Exploration urbaineUne pratique régie par la communauté

« À partir du moment où on entre [dans un lieu] par effraction, c’est un crime », prévient Manuel Couture, relationniste au Service de Police de la Ville de Montréal (SPVM). L’exploration urbaine, ou urbex, est une pratique qui gagne en popularité depuis plusieurs années, mais elle présente plusieurs dangers tant sur le plan physique que légal.

Cette pratique consiste à explorer des bâtiments souvent en ruine et abandonnés, dont l’accès est généralement interdit au public. Malgré son illégalité, plusieurs règles officielles et non écrites régissent l’urbex au Québec.

Bien qu’il n’existe pas de lois mentionnant spécifiquement l’exploration urbaine dans la province, « les règles viennent du Code criminel, dans lequel on parle d’effraction », indique M. Couture. « Les immeubles abandonnés appartiennent toujours à quelqu’un. Briser des trucs pour entrer ou [en briser] une fois dedans, ça représente des méfaits. »

Il est facile de se mettre au courant des lois encadrant l’urbex au Québec. Une recherche sur Internet suffit pour trouver un avertissement publié sur le site web québécois pour amateurs de photographie urbaine et rurale, Urbex Playground. « En aucun cas, Urbex Playground ne vous invite à visiter ces lieux sans le consentement de ses propriétaires […] et y pénétrer peut se résulter par des actions juridiques contre vous. »

Les règles officielles

Les urbexeurs et urbexeuses sont bien au courant de la législation. « Les lois, c’est facile à trouver, c’est l’infraction de propriété privée », affirme Philippe Rosset-Balcer, un étudiant montréalais au cégep de Drummondville ayant pratiqué l’urbex durant son adolescence.

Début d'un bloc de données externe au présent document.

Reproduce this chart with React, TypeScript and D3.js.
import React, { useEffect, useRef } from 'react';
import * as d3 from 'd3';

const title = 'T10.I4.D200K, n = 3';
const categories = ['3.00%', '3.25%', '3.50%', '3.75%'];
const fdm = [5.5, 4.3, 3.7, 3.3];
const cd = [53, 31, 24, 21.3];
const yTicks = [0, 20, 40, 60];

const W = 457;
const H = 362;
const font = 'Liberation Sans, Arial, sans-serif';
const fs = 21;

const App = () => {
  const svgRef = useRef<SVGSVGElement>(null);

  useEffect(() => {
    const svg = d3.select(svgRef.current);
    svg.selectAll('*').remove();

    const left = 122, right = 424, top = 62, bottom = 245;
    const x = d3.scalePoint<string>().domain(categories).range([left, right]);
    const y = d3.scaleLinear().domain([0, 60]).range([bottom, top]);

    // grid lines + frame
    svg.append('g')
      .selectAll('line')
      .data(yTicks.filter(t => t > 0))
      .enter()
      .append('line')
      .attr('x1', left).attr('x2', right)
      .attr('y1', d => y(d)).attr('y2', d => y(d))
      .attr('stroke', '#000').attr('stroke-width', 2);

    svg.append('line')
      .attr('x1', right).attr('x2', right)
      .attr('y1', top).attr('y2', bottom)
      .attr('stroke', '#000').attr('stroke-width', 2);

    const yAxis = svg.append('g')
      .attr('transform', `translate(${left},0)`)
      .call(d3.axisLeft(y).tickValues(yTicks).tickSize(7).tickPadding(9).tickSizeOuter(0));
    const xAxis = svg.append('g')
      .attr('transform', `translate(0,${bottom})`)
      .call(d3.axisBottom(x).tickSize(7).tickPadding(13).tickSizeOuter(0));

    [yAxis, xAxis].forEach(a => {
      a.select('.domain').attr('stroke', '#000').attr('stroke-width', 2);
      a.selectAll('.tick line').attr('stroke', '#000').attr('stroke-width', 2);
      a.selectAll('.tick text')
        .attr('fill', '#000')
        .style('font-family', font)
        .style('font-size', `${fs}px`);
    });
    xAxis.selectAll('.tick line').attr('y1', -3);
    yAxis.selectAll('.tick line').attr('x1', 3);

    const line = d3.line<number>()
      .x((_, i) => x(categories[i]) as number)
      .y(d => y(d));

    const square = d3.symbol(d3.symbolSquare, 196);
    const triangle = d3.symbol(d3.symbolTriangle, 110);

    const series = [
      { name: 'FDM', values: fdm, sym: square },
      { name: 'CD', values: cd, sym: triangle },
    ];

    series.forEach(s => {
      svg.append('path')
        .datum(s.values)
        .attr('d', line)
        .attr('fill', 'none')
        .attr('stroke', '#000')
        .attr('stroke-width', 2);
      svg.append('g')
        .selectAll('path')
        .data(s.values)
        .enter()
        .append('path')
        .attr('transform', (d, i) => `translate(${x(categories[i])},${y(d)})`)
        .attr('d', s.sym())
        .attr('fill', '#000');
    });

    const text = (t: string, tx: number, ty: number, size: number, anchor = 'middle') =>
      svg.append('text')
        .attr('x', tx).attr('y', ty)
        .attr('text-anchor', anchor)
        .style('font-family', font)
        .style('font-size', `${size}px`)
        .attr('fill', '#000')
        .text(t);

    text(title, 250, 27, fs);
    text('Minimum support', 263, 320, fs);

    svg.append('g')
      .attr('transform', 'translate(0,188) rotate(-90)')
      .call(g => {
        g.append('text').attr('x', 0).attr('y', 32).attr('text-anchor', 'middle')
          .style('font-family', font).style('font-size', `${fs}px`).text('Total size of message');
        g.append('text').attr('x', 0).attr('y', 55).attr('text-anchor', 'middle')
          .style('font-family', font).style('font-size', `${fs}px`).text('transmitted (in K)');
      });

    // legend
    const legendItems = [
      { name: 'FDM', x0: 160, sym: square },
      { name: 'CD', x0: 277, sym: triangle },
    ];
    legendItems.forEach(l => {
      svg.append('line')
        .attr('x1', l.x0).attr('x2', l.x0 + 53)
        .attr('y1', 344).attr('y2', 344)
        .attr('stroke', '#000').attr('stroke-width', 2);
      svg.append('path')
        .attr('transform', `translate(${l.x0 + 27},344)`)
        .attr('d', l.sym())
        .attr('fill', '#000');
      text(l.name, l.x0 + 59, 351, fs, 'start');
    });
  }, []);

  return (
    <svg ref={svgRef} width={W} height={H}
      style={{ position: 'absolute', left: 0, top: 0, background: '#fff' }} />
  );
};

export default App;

Sans loi spécifique sur l’exploration urbaine, les peines imposées aux urbexeurs et urbexeuses varient beaucoup. « Des fois c’est juste une amende, des fois c’est une poursuite judiciaire » , souligne Chantal Charest, photographe d’urbex.

Selon l’explorateur et l’exploratrice urbain(e)s, s’il y a bien une manière de s’attirer des ennuis, c’est de se faire prendre avec du matériel suspect. « Tu ne veux pas te faire pogner avec des outils pour casser quelque chose pour entrer », précise Philippe Rosset-Balcer.

Les règles de la communauté

« En urbex, la seule trace que tu vas laisser, c’est des traces de pas […] Tu ne touches à rien, tu ne brises rien », affirme Chantal Charest. « Là, il y a des gens qui y vont à trop et c’est dans ces cas-là que les lieux se font abimer. »

Selon Philippe Rosset-Balcer, il ne faut « surtout pas passer le mot à tout le monde » lorsque l’on fait une découverte.

« Je n’aime pas que les jeunes aillent prendre des photos et des vidéos. Ils entrent là en groupe de cinquante »

Philippe Rosset-Balcer

L’étudiant reproche à ces jeunes de publier des vidéos qui encouragent les gens à reproduire leurs comportements dangereux et nocifs à l’égard de la communauté.

« C’est là qu’il y a des accidents qui peuvent arriver », avance Philippe Rosset-Balcer. 

Dans une vidéo Instagram, on voit une trentaine de jeunes s’infiltrer dans un bâtiment dont l’entrée est interdite. Ils et elles filment même les policier(e)s dans la rue juste en bas. Les commentaires de la communauté d’urbex sont pleins de reproches. « Le spot va être dead à cause de vous », réprimande un(e) internaute.

Respecter les lieux explorés est pourtant payant pour les explorateurs et les exploratrices qui souhaitent éviter les démêlés avec la justice. « Nous, on s’en tirait à chaque fois », raconte Philippe Rosset-Balcer. Il assure ne jamais avoir rien brisé et ne jamais avoir eu de problèmes avec la sécurité. « [Les agent(e)s de sécurité] nous laissaient partir avec un avertissement. »

Les dangers pour les novices

L’enjeu de la sécurité des novices et des jeunes adeptes de l’urbex inquiète le SPVM. « Il y a des bâtiments dangereux, les gens se blessent très gravement et il faut faire des sauvetages. Les gens se mettent vraiment en danger sans le savoir. Par exemple, ils se rendent dans des égouts où il n’y a pas d’oxygène », déplore Manuel Couture du SPVM.

Bien qu’une réponse positive ne soit pas assurée, il est possible de demander la permission de visiter les lieux aux propriétaires des bâtiments. Cela élimine ainsi les risques d’être accusé d’entrée par effraction. 

« Je sais que les gens recherchent l’adrénaline. Demander avant [aux propriétaires] peut enlever ça, mais il faut toujours être prudent et essayer de trouver des endroits moins à risque », conseille Manuel Couture.